Jakarta
– WARA - Setelah Komisi
Pemberantasan Korupsi menetapkan calon kapolri Komjen Budi Gunawan sebagai
tersangka kasus korupsi, sejumlah karyawan komisi antikorupsi tersebut mengaku
menerima teror. Teror ini dilakukan oleh orang-orang yang tak dikenal.
Apa saja bentuk-bentuk teror tersebut?
Harian Kompas edisi Kamis (12/2/2015) merinci bentuk-bentuk teror tersebut melalui tulisan yang berjudul "Saat Pegawai Memilih Tak Pulang".
Berikut ini tulisannya:
Sudah lewat tengah malam ketika seorang jaksa perempuan di Komisi Pemberantasan Korupsi bertanya kepada tim krisis di kantornya, siapa yang mengantarnya pulang ke rumah. Sementara itu, sebagian pegawai Komisi Pemberantasan Korupsi lainnya dini hari itu memilih menginap di kantor. Mereka merasa keselamatannya terancam jika pulang ke rumah.
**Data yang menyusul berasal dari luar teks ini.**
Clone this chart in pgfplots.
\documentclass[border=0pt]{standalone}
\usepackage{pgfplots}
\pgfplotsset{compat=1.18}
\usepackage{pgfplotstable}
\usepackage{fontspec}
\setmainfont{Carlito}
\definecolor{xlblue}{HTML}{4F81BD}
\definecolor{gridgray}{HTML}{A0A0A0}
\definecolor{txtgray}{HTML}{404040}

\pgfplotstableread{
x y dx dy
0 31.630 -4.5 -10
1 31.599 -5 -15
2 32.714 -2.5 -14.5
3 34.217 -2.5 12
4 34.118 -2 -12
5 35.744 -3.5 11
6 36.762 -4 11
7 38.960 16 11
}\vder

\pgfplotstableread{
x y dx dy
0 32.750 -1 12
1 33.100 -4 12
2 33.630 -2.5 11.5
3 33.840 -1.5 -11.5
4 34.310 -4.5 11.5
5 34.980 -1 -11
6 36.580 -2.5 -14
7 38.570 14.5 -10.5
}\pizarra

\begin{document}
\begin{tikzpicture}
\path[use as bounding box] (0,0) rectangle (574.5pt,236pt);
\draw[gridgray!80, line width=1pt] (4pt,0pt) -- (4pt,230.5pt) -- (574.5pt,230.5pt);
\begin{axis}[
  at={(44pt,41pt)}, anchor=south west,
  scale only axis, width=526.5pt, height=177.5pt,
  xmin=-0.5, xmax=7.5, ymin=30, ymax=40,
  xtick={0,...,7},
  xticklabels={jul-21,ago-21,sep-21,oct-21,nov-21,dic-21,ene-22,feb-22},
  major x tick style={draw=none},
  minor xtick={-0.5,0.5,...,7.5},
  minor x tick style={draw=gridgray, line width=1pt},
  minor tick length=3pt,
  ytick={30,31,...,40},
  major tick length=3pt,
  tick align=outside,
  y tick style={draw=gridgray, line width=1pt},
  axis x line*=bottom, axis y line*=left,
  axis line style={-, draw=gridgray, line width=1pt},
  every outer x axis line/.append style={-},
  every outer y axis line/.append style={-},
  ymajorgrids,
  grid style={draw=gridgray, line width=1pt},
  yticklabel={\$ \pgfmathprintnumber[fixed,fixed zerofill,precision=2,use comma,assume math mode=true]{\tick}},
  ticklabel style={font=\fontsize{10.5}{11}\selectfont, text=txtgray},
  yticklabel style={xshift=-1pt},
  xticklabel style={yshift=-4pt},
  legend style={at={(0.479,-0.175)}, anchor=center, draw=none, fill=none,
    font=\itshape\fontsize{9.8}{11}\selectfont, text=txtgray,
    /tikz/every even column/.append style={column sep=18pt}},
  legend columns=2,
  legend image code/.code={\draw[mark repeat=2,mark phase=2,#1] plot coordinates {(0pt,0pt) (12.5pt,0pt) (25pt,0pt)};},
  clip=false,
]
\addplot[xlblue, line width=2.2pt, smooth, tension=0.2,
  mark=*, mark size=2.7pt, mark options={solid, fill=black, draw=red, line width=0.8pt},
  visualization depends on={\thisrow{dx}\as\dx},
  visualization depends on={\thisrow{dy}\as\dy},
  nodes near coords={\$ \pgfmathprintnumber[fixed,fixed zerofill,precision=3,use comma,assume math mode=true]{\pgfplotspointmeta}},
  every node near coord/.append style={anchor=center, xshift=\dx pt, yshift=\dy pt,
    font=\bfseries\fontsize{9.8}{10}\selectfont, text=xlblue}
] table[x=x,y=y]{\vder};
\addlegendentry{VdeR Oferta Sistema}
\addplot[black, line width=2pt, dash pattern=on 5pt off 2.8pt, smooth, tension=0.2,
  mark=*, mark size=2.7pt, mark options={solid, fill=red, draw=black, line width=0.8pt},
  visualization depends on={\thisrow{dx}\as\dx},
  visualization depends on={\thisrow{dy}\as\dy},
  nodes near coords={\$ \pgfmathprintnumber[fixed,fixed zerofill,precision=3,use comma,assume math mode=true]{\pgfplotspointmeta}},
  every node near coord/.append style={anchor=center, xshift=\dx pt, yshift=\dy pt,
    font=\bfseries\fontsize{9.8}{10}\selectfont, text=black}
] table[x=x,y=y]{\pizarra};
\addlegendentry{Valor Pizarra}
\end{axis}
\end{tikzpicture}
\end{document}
Sore hari sebelumnya ada kejadian yang menjurus pada ancaman fisik terhadap salah seorang keluarga pegawai KPK oleh orang tak dikenal. Awalnya, dia hendak menjemput istrinya yang bekerja sebagai salah seorang pejabat struktural bidang hukum di KPK. Sebelum menjemput istrinya, dia menelepon dari samping gedung KPK. Saat menelepon itulah datang orang tak dikenal menggunakan sepeda motor menghampirinya. Tiba-tiba pengendara sepeda motor ini dengan nada tinggi bertanya mengapa dia memotret menggunakan kamera telepon genggam.
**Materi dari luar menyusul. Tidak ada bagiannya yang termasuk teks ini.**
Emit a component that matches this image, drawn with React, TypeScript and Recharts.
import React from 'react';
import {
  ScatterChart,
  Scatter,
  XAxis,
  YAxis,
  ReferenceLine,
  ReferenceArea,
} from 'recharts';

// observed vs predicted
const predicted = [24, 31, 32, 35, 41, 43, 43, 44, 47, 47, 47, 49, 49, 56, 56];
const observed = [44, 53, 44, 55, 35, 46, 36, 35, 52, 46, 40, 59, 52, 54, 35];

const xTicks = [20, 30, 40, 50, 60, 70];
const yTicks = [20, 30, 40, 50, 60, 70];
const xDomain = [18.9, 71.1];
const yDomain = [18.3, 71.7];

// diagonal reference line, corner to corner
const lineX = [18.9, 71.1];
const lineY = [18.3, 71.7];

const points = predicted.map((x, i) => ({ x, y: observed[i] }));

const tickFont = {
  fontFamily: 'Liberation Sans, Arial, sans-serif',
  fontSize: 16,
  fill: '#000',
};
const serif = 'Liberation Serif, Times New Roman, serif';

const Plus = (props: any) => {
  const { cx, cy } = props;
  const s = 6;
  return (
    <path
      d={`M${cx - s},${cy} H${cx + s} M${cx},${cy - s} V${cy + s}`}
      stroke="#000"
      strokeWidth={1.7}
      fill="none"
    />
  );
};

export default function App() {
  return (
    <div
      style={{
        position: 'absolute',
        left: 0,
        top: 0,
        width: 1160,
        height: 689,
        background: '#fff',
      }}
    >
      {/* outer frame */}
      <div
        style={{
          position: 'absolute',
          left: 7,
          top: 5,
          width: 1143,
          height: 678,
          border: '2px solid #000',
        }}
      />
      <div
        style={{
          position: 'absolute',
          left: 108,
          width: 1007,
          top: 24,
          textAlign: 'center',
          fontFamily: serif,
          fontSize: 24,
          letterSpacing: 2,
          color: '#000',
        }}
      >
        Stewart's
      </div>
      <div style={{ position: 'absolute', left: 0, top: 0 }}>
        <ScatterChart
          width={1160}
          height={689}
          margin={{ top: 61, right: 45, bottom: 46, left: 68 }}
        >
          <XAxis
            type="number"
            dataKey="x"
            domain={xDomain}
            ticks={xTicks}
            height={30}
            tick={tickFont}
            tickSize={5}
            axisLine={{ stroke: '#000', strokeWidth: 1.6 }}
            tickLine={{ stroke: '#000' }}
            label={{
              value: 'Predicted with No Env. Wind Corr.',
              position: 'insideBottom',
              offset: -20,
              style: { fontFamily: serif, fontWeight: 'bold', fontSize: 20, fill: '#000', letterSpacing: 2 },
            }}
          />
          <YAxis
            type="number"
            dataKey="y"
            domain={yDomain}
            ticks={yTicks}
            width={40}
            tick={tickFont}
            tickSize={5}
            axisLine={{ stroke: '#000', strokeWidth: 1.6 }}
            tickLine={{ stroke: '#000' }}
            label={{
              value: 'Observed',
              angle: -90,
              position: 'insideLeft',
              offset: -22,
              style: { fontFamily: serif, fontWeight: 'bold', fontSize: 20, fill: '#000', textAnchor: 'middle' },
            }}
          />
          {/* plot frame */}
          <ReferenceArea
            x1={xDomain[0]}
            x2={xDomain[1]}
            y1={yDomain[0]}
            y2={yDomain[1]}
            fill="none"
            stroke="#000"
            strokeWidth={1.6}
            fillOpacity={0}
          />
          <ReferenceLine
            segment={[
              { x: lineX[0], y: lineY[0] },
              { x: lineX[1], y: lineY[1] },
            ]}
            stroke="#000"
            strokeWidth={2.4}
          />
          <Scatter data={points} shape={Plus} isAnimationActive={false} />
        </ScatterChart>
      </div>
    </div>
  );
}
Merasa aneh dengan pertanyaan orang tak dikenal itu, suami pegawai KPK balas mengatakan apa maksud pertanyaannya. Namun, si pengendara motor ini langsung hendak merampas telepon genggamnya. Beruntung suami pegawai KPK ini bisa menghindar dan segera masuk ke gedung KPK. Ketika itulah dia melihat ada pistol yang terselip di pinggang pengendara sepeda motor tersebut.
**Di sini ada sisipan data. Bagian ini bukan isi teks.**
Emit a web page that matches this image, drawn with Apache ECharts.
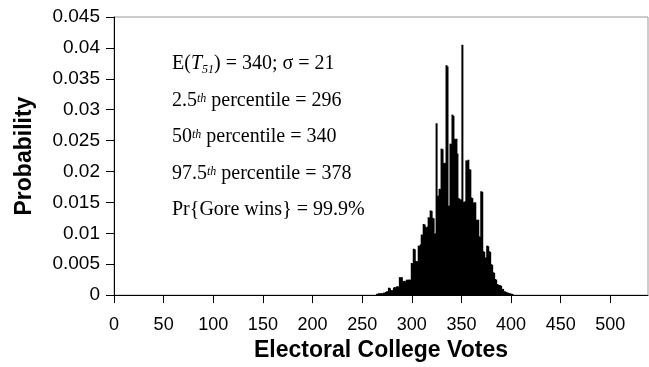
<!DOCTYPE html>
<html>
<head>
<meta charset="utf-8">
<script src="https://cdn.jsdelivr.net/npm/echarts@6/dist/echarts.min.js"></script>
<style>
  html, body { margin: 0; padding: 0; background: #fff; }
  #chart { width: 649px; height: 367px; }
</style>
</head>
<body>
<div id="chart"></div>
<script>
// Electoral college vote totals (one bar per total)
var votes = [
  265, 266, 267, 268, 269, 270, 271, 272, 273, 274,
  275, 276, 277, 278, 279, 280, 281, 282, 283, 284,
  285, 286, 287, 288, 289, 290, 291, 292, 293, 294,
  295, 296, 297, 298, 299, 300, 301, 302, 303, 304,
  305, 306, 307, 308, 309, 310, 311, 312, 313, 314,
  315, 316, 317, 318, 319, 320, 321, 322, 323, 324,
  325, 326, 327, 328, 329, 330, 331, 332, 333, 334,
  335, 336, 337, 338, 339, 340, 341, 342, 343, 344,
  345, 346, 347, 348, 349, 350, 351, 352, 353, 354,
  355, 356, 357, 358, 359, 360, 361, 362, 363, 364,
  365, 366, 367, 368, 369, 370, 371, 372, 373, 374,
  375, 376, 377, 378, 379, 380, 381, 382, 383, 384,
  385, 386, 387, 388, 389, 390, 391, 392, 393, 394,
  395, 396, 397, 398, 399, 400, 401, 402
];

// Probability of each vote total
var probability = [
  0.0002, 0.0002, 0.0003, 0.0002, 0.0003, 0.0003, 0.0002, 0.0004, 0.0003, 0.0005,
  0.0006, 0.0006, 0.0012, 0.0011, 0.0008, 0.0007, 0.0008, 0.0012, 0.0013, 0.0011,
  0.0014, 0.0014, 0.0013, 0.0029, 0.0028, 0.0029, 0.0023, 0.0022, 0.0023, 0.0020,
  0.0025, 0.0024, 0.0025, 0.0025, 0.0024, 0.0052, 0.0050, 0.0075, 0.0074, 0.0055,
  0.0055, 0.0054, 0.0080, 0.0079, 0.0082, 0.0098, 0.0097, 0.0115, 0.0114, 0.0110,
  0.0109, 0.0111, 0.0126, 0.0125, 0.0137, 0.0136, 0.0125, 0.0124, 0.0099, 0.0100,
  0.0278, 0.0160, 0.0161, 0.0172, 0.0171, 0.0237, 0.0236, 0.0214, 0.0213, 0.0214,
  0.0372, 0.0370, 0.0144, 0.0145, 0.0245, 0.0244, 0.0292, 0.0290, 0.0253, 0.0252,
  0.0253, 0.0229, 0.0157, 0.0156, 0.0154, 0.0155, 0.0405, 0.0151, 0.0150, 0.0152,
  0.0218, 0.0217, 0.0219, 0.0204, 0.0203, 0.0158, 0.0157, 0.0149, 0.0150, 0.0150,
  0.0122, 0.0121, 0.0122, 0.0095, 0.0094, 0.0168, 0.0167, 0.0071, 0.0070, 0.0061,
  0.0060, 0.0080, 0.0079, 0.0071, 0.0070, 0.0050, 0.0049, 0.0037, 0.0036, 0.0026,
  0.0025, 0.0018, 0.0017, 0.0016, 0.0016, 0.0015, 0.0010, 0.0010, 0.0006, 0.0006,
  0.0005, 0.0004, 0.0004, 0.0003, 0.0003, 0.0002, 0.0002, 0.0001
];

// Axis ticks
var xTicks = [0, 50, 100, 150, 200, 250, 300, 350, 400, 450, 500];
var yTicks = [0, 0.005, 0.01, 0.015, 0.02, 0.025, 0.03, 0.035, 0.04, 0.045];

var SANS = "'Liberation Sans', Arial, Helvetica, sans-serif";
var SERIF = "'Liberation Serif', 'Times New Roman', serif";

var chart = echarts.init(document.getElementById('chart'), null, { renderer: 'canvas' });

var barData = votes.map(function (v, i) { return [v, probability[i]]; });

// Summary statistics shown inside the plot
var richStyles = {
  n: { fontFamily: SERIF, fontSize: 20, lineHeight: 16, color: '#000' },
  n1: { fontFamily: SERIF, fontSize: 20, lineHeight: 24, color: '#000' },
  it: { fontFamily: SERIF, fontSize: 20, lineHeight: 24, fontStyle: 'italic', color: '#000' },
  sub: { fontFamily: SERIF, fontSize: 12, lineHeight: 12, fontStyle: 'italic', verticalAlign: 'bottom', color: '#000' },
  sup: { fontFamily: SERIF, fontSize: 12, lineHeight: 12, fontStyle: 'italic', verticalAlign: 'top', color: '#000' }
};

function statLine(text, top, plain) {
  var style = { text: text, fontFamily: SERIF, fontSize: 20, fill: '#000' };
  if (!plain) { style.rich = richStyles; }
  else { style.lineHeight = 16; }
  return { type: 'text', left: 172, top: top, z: 10, style: style };
}

var option = {
  backgroundColor: '#fff',
  animation: false,
  grid: {
    left: 114, right: 1, top: 17, bottom: 69,
    show: true, borderColor: '#9a9a9a', borderWidth: 1, backgroundColor: 'transparent'
  },
  xAxis: {
    type: 'value', min: 0, max: 538, interval: 50,
    name: 'Electoral College Votes', nameLocation: 'middle', nameGap: 36,
    nameTextStyle: { fontFamily: SANS, fontSize: 23, fontWeight: 'bold', color: '#000' },
    axisLine: { show: true, lineStyle: { color: '#000', width: 1 } },
    axisTick: { show: true, length: 8, lineStyle: { color: '#000' }, customValues: xTicks },
    axisLabel: { fontFamily: SANS, fontSize: 18, color: '#000', margin: 21, customValues: xTicks },
    splitLine: { show: false }
  },
  yAxis: {
    type: 'value', min: 0, max: 0.045, interval: 0.005,
    name: 'Probability', nameLocation: 'middle', nameGap: 78,
    nameTextStyle: { fontFamily: SANS, fontSize: 23, fontWeight: 'bold', color: '#000' },
    axisLine: { show: true, lineStyle: { color: '#000', width: 1 } },
    axisTick: { show: true, length: 8, lineStyle: { color: '#000' }, customValues: yTicks },
    axisLabel: {
      fontFamily: SANS, fontSize: 19, color: '#000', margin: 14, customValues: yTicks,
      formatter: function (v) { return String(+(+v).toFixed(3)); }
    },
    splitLine: { show: false }
  },
  series: [{
    type: 'bar',
    data: barData,
    barWidth: 2,
    itemStyle: { color: '#000' },
    silent: true
  }],
  graphic: [
    statLine('{n1|E(}{it|T}{sub|51}{n1|) = 340; \u03c3 = 21}', 54),
    statLine('{n|2.5}{sup|th}{n| percentile = 296}', 91),
    statLine('{n|50}{sup|th}{n| percentile = 340}', 127),
    statLine('{n|97.5}{sup|th}{n| percentile = 378}', 164),
    statLine('Pr{Gore wins} = 99.9%', 200, true)
  ]
};

chart.setOption(option);
</script>
</body>
</html>
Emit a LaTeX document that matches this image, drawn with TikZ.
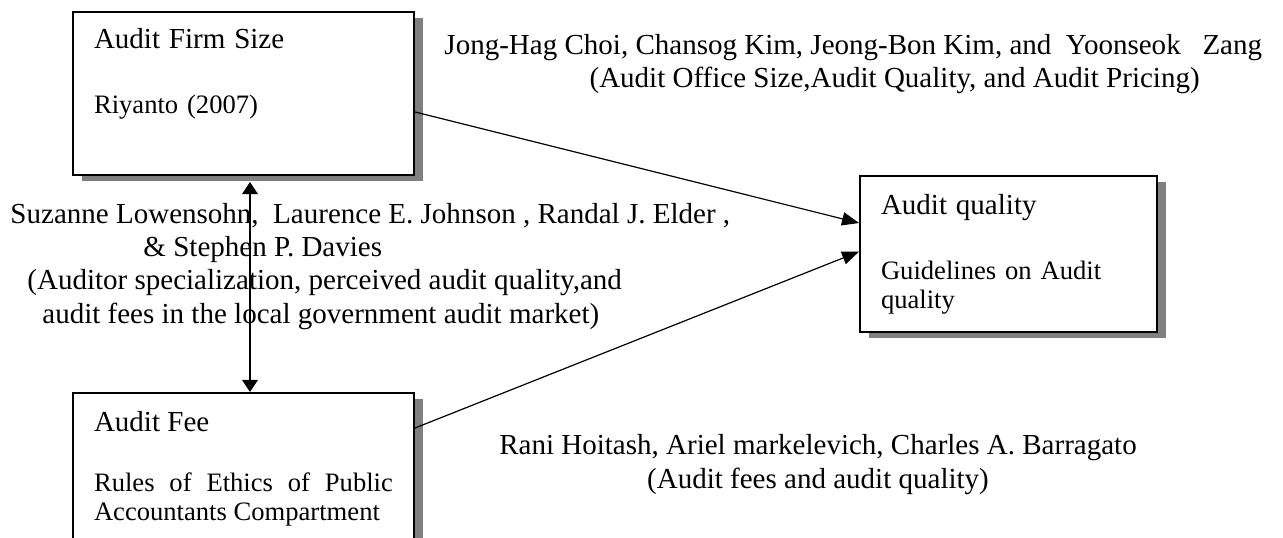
\documentclass[tikz,border=0pt]{standalone}
\usepackage{fontspec}
\setmainfont{Liberation Serif}
\usetikzlibrary{shadows,arrows.meta}
\newcommand{\headfont}{\fontsize{12}{14}\selectfont}
\newcommand{\notefont}{\fontsize{11}{12}\selectfont}
\newcommand{\citefont}{\fontsize{12}{13.65}\selectfont}
\tikzset{
  factor/.style={draw,line width=0.8pt,fill=white,drop shadow={shadow xshift=3.7pt,shadow yshift=-2.5pt,fill=black!50,opacity=1},anchor=north west,align=left,inner xsep=8.7pt,inner ysep=7.3pt,text height=8.8pt,font=\notefont},
  study/.style={anchor=base west,align=left,inner sep=0pt,font=\citefont},
  link/.style={line width=0.5pt,-{Triangle[length=7pt,width=5.5pt]}},
  twoway/.style={line width=0.5pt,{Triangle[length=5pt,width=6.5pt]}-{Triangle[length=5pt,width=6.5pt]}}
}

\begin{document}
\begin{tikzpicture}[x=0.4135pt,y=-0.4135pt]
  \useasboundingbox (0,0) rectangle (1283,538);
  \clip (0,0) rectangle (1283,538);
  \node[factor,text width=123.6pt,text height=7.6pt,text depth=45.2pt] (size) at (72,11) {{\headfont Audit Firm Size}\\[14.9pt]Riyanto (2007)};
  \node[factor,text width=105.4pt,text depth=41.1pt] (quality) at (859,175) {{\headfont Audit quality}\\[14.9pt]Guidelines on Audit\\quality};
  \node[factor,text width=123.6pt,text depth=60pt,align=justify] (fee) at (72,392) {{\headfont Audit Fee}\\[12.8pt]Rules of Ethics of Public\linebreak Accountants Compartment};
  \node[study] (choi) at (444,88) {Jong-Hag Choi, Chansog Kim, Jeong-Bon Kim, and\ \ Yoonseok\ \ \ Zang\\\hspace*{60pt}(Audit Office Size,Audit Quality, and Audit Pricing)};
  \node[study] (lowensohn) at (10,323) {Suzanne Lowensohn,\ \ Laurence E. Johnson , Randal J. Elder ,\\\hspace*{55pt}\& Stephen P. Davies\\\hspace*{7pt}(Auditor specialization, perceived audit quality,and\\\hspace*{13.2pt}audit fees in the local government audit market)};
  \node[study,anchor=base,align=center] (hoitash) at (818,488) {Rani Hoitash, Ariel markelevich, Charles A. Barragato\\(Audit fees and audit quality)};
  \draw[twoway] ([xshift=2.7pt,yshift=-2.5pt]size.south) -- ([xshift=2.7pt]fee.north);
  \draw[link] ([yshift=-7.65pt]size.east) -- ([yshift=12.8pt]quality.west);
  \draw[link] ([yshift=-14.9pt]fee.north east) -- ([yshift=0.95pt]quality.west);
\end{tikzpicture}
\end{document}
Teror dan ancaman terhadap pegawai KPK juga langsung datang ke rumah. Rumah sejumlah pegawai KPK didatangi orang tak dikenal. Orang-orang tak dikenal ini langsung menemui anak-anak dan istri para pegawai KPK serta meminta agar suaminya berhenti menjadi pegawai KPK.
Bahkan, yang lebih terang-terangan, salah seorang pejabat struktural KPK di bidang penyidikan tiba-tiba didatangi seseorang dari instansi asalnya yang memiliki pangkat lebih tinggi. Kepada pejabat KPK ini, dia memaksa agar dalam batas waktu tertentu harus segera mengundurkan diri dari KPK. Permintaan itu disertai ancaman bahwa data keluarganya sudah diketahui oleh pihak yang meminta pejabat KPK tersebut mundur.
Merasa keluarganya ikut terancam, akhirnya dia mengajukan pengunduran diri. Meski sudah mengajukan proses pengunduran diri, dia terus didesak segera mundur. Orang yang memintanya mundur ini tak peduli bahwa ada prosedur yang harus dilalui jika seorang pejabat struktural mundur dari KPK.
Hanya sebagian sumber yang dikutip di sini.